ECLI:NL:CRVB:2019:1297
Centrale Raad van Beroep
- Hoger beroep
- Rechtspraak.nl
Intrekking van bijstand wegens langdurig verblijf in het buitenland zonder zeer dringende redenen
In deze zaak heeft de Centrale Raad van Beroep op 2 april 2019 uitspraak gedaan in hoger beroep tegen de beslissing van de rechtbank Rotterdam van 31 augustus 2017. De zaak betreft de intrekking en terugvordering van bijstandsuitkeringen aan de appellant, die langer dan 28 dagen in het buitenland verbleef. De appellant had aangevoerd dat er zeer dringende redenen waren voor het verlenen van bijstand, specifiek het bijwonen van de begrafenis van zijn moeder op Aruba. De Centrale Raad oordeelde echter dat deze omstandigheden niet kwalificeerden als zeer dringende redenen volgens artikel 16, eerste lid, van de Participatiewet (PW). De Raad benadrukte dat zeer dringende redenen alleen aan de orde zijn in acute noodsituaties die levensbedreigend zijn of leiden tot blijvend ernstig letsel.
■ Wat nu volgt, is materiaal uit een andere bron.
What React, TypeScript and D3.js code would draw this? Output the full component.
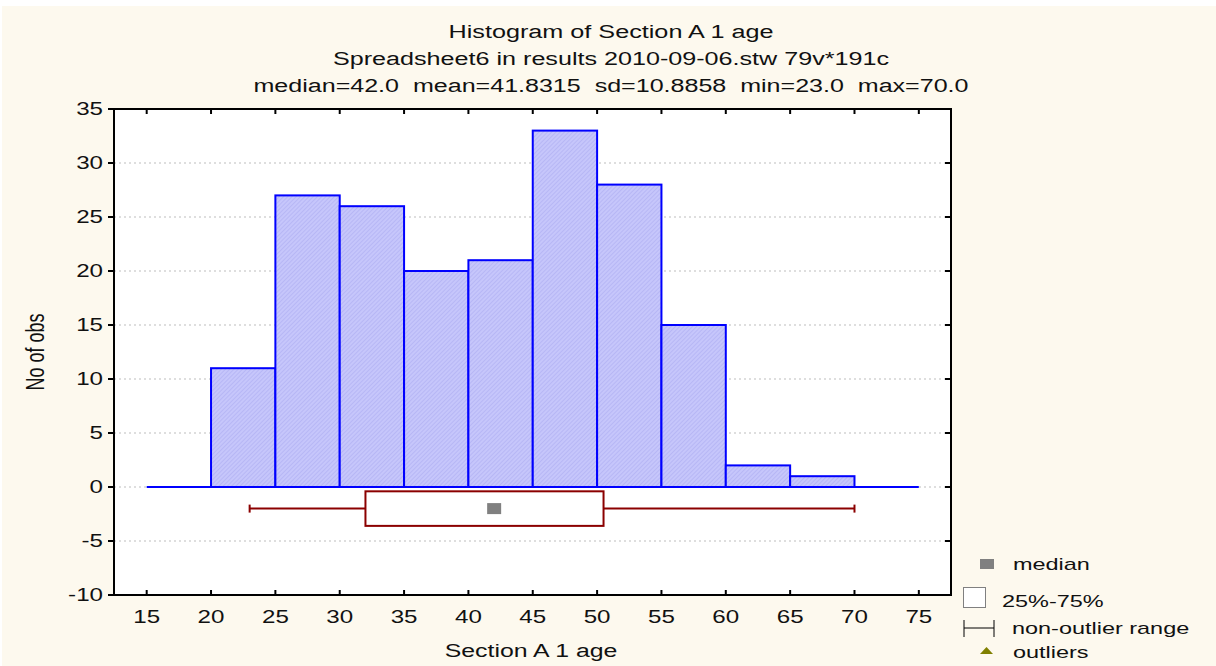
import React from "react";
import * as d3 from "d3";

const binStarts = [20, 25, 30, 35, 40, 45, 50, 55, 60, 65];
const binWidth = 5;
const counts = [11, 27, 26, 20, 21, 33, 28, 15, 2, 1];
const xTicks = [15, 20, 25, 30, 35, 40, 45, 50, 55, 60, 65, 70, 75];
const yTicks = [-10, -5, 0, 5, 10, 15, 20, 25, 30, 35];
const box = { min: 23, q1: 32, median: 42, q3: 50.5, max: 70, center: -2, half: 1.6 };
const titleLines = [
  "Histogram of Section A 1 age",
  "Spreadsheet6 in results 2010-09-06.stw 79v*191c",
  "median=42.0  mean=41.8315  sd=10.8858  min=23.0  max=70.0",
];
const titleWidths = [325, 556, 715];
const legendLabels = ["median", "25%-75%", "non-outlier range", "outliers"];

const W = 1216;
const H = 666;
const plot = { left: 114, right: 951, top: 109, bottom: 595 };
const font = "'Liberation Sans', Arial, sans-serif";
const SX = 1.38;

function T(props: { x: number; y: number; anchor?: string; size: number; children: any }) {
  const { x, y, anchor, size, children } = props;
  return (
    <text transform={`translate(${x},${y}) scale(${SX},1)`} textAnchor={anchor || "start"}
      fontSize={size} fill="#111">{children}</text>
  );
}

export default function App() {
  const x = d3.scaleLinear().domain([12.46, 77.5]).range([plot.left, plot.right]);
  const y = d3.scaleLinear().domain([-10, 35]).range([plot.bottom, plot.top]);
  const blue = "#0000ff";
  const red = "#8b0000";

  return (
    <svg width={W} height={H} style={{ position: "absolute", left: 0, top: 0 }} fontFamily={font}>
      <defs>
        <pattern id="hatch" width="3" height="3" patternUnits="userSpaceOnUse" patternTransform="rotate(45)">
          <rect width="3" height="3" fill="#c6c6fb" />
          <line x1="0" y1="0" x2="0" y2="3" stroke="#a8a8f0" strokeWidth="1" />
        </pattern>
      </defs>
      <rect x={0} y={0} width={W} height={H} fill="#ffffff" />
      <rect x={2} y={6} width={W - 2} height={H - 6} fill="#fdf9ee" />
      {titleLines.map((t, i) => (
        <text key={i} x={611} y={38 + i * 27} textAnchor="middle" fontSize={18} fill="#111"
          style={{ whiteSpace: "pre" }}
          textLength={titleWidths[i]} lengthAdjust="spacingAndGlyphs">{t}</text>
      ))}
      <rect x={plot.left} y={plot.top} width={plot.right - plot.left} height={plot.bottom - plot.top} fill="#ffffff" />
      {yTicks.filter((v) => v !== -10 && v !== 35).map((v) => (
        <line key={"g" + v} x1={plot.left} x2={plot.right} y1={y(v)} y2={y(v)}
          stroke="#bdbdbd" strokeWidth={1} strokeDasharray="2,3" />
      ))}
      {binStarts.map((b, i) => (
        <rect key={"bar" + b} x={x(b)} y={y(counts[i])} width={x(b + binWidth) - x(b)}
          height={y(0) - y(counts[i])} fill="url(#hatch)" stroke={blue} strokeWidth={2} />
      ))}
      <line x1={x(15)} x2={x(75)} y1={y(0)} y2={y(0)} stroke={blue} strokeWidth={2} />
      {/* box plot */}
      <line x1={x(box.min)} x2={x(box.q1)} y1={y(box.center)} y2={y(box.center)} stroke={red} strokeWidth={2} />
      <line x1={x(box.q3)} x2={x(box.max)} y1={y(box.center)} y2={y(box.center)} stroke={red} strokeWidth={2} />
      <line x1={x(box.min)} x2={x(box.min)} y1={y(box.center) - 4} y2={y(box.center) + 4} stroke={red} strokeWidth={2} />
      <line x1={x(box.max)} x2={x(box.max)} y1={y(box.center) - 4} y2={y(box.center) + 4} stroke={red} strokeWidth={2} />
      <rect x={x(box.q1)} y={y(box.center + box.half)} width={x(box.q3) - x(box.q1)}
        height={y(box.center - box.half) - y(box.center + box.half)} fill="#ffffff" stroke={red} strokeWidth={2} />
      <rect x={x(box.median) - 7} y={y(box.center) - 5.5} width={14} height={11} fill="#808080" />
      {/* frame */}
      <rect x={plot.left} y={plot.top} width={plot.right - plot.left} height={plot.bottom - plot.top}
        fill="none" stroke="#000" strokeWidth={2} />
      {yTicks.map((v) => (
        <g key={"yt" + v}>
          <line x1={plot.left - 6} x2={plot.left} y1={y(v)} y2={y(v)} stroke="#000" strokeWidth={2} />
          <line x1={plot.right - 6} x2={plot.right} y1={y(v)} y2={y(v)} stroke="#000" strokeWidth={2} />
          <T x={103} y={y(v) + 6.3} anchor="end" size={17.5}>{v}</T>
        </g>
      ))}
      {xTicks.map((v) => (
        <g key={"xt" + v}>
          <line x1={x(v)} x2={x(v)} y1={plot.top} y2={plot.top + 5} stroke="#000" strokeWidth={2} />
          <line x1={x(v)} x2={x(v)} y1={plot.bottom - 5} y2={plot.bottom} stroke="#000" strokeWidth={2} />
          <T x={x(v)} y={622.5} anchor="middle" size={17.5}>{v}</T>
        </g>
      ))}
      <T x={531} y={657} anchor="middle" size={18}>Section A 1 age</T>
      <text transform={`translate(44,352) rotate(-90) scale(1,${SX})`} textAnchor="middle" fontSize={18} fill="#111">No of obs</text>
      {/* legend */}
      <rect x={980} y={559} width={14} height={10} fill="#808080" />
      <T x={1013} y={570} size={17}>{legendLabels[0]}</T>
      <rect x={963.5} y={587.5} width={22} height={20} fill="#ffffff" stroke="#808080" strokeWidth={1} />
      <T x={1002} y={607} size={17}>{legendLabels[1]}</T>
      <line x1={964} x2={994} y1={628} y2={628} stroke="#000" strokeWidth={1} />
      <line x1={964} x2={964} y1={620} y2={637} stroke="#000" strokeWidth={1} />
      <line x1={994} x2={994} y1={620} y2={637} stroke="#000" strokeWidth={1} />
      <T x={1012} y={634} size={17}>{legendLabels[2]}</T>
      <path d="M980,654 L993,654 L986.5,647 Z" fill="#808000" />
      <T x={1013} y={658} size={17}>{legendLabels[3]}</T>
    </svg>
  );
}
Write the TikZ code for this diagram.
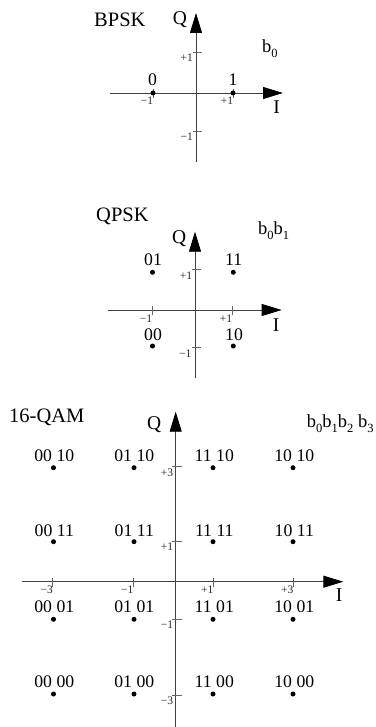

De Raad bevestigde de eerdere uitspraak van de rechtbank en oordeelde dat de gronden die in hoger beroep zijn aangevoerd niet slagen. Tevens werd er geen aanleiding gezien voor een veroordeling in de proceskosten. De uitspraak is openbaar gedaan en is gebaseerd op de overwegingen die in het proces-verbaal zijn vastgelegd.